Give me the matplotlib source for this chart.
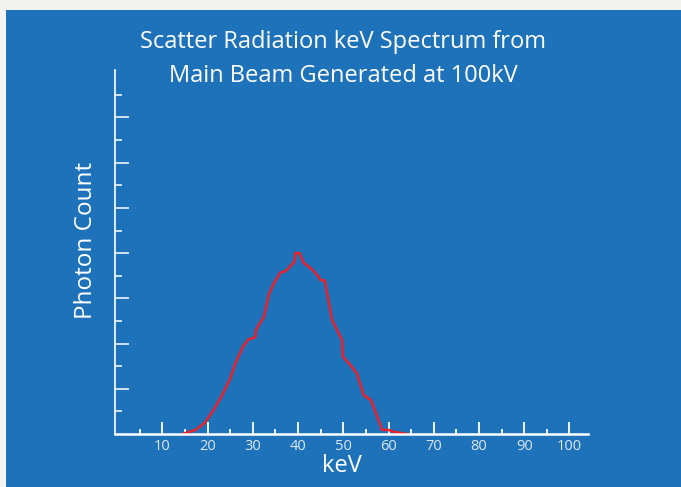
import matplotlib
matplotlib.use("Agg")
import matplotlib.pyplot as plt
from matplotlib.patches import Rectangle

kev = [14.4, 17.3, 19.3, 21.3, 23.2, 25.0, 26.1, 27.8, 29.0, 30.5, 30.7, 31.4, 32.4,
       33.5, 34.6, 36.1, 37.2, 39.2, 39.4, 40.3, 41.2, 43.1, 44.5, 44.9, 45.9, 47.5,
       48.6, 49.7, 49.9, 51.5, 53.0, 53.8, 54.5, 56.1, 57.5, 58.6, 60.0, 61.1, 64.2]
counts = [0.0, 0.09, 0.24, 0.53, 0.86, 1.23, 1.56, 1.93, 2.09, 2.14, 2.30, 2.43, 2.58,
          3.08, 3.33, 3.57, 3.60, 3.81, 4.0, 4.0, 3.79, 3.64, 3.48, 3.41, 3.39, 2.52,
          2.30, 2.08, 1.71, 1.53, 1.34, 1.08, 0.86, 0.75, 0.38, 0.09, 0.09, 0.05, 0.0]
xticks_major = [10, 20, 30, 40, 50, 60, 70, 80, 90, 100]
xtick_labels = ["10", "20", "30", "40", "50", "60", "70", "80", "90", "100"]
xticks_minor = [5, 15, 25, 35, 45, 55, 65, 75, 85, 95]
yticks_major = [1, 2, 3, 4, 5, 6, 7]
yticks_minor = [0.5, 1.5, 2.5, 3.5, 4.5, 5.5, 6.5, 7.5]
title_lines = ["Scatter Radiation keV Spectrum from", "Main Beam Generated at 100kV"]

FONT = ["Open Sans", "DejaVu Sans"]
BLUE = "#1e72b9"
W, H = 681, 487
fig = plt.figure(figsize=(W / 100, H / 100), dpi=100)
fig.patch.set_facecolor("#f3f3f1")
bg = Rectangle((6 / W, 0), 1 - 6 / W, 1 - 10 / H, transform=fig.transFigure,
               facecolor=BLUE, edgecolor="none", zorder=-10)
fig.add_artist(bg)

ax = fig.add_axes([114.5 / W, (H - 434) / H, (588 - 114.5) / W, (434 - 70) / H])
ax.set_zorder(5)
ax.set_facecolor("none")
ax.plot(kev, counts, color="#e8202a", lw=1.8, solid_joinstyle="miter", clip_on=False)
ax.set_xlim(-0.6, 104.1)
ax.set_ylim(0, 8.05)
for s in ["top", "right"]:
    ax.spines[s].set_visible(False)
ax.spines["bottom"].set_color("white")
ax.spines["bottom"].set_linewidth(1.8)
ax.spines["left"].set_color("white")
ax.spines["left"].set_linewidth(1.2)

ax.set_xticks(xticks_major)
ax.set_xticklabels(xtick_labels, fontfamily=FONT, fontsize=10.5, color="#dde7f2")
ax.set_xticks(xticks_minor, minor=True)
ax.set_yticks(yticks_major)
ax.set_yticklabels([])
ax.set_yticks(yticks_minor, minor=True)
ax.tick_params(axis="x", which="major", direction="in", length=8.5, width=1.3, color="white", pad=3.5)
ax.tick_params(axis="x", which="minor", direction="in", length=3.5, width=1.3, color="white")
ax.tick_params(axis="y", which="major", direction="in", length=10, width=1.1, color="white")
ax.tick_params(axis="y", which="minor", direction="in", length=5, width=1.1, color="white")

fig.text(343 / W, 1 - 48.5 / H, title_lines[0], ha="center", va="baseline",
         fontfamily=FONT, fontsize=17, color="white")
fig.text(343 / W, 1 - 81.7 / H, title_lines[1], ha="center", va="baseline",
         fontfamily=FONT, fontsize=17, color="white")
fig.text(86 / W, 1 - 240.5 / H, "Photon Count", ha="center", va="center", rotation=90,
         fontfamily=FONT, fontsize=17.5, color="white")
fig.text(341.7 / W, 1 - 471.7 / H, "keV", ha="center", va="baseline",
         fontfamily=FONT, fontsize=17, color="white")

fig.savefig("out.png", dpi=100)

==========

§ TASK
Each line holding "matplotlib" must be found and copied.

§ OUTPUT FOR THIS EXERCISE
Give me the matplotlib source for this chart.
import matplotlib
matplotlib.use("Agg")
import matplotlib.pyplot as plt
from matplotlib.patches import Rectangle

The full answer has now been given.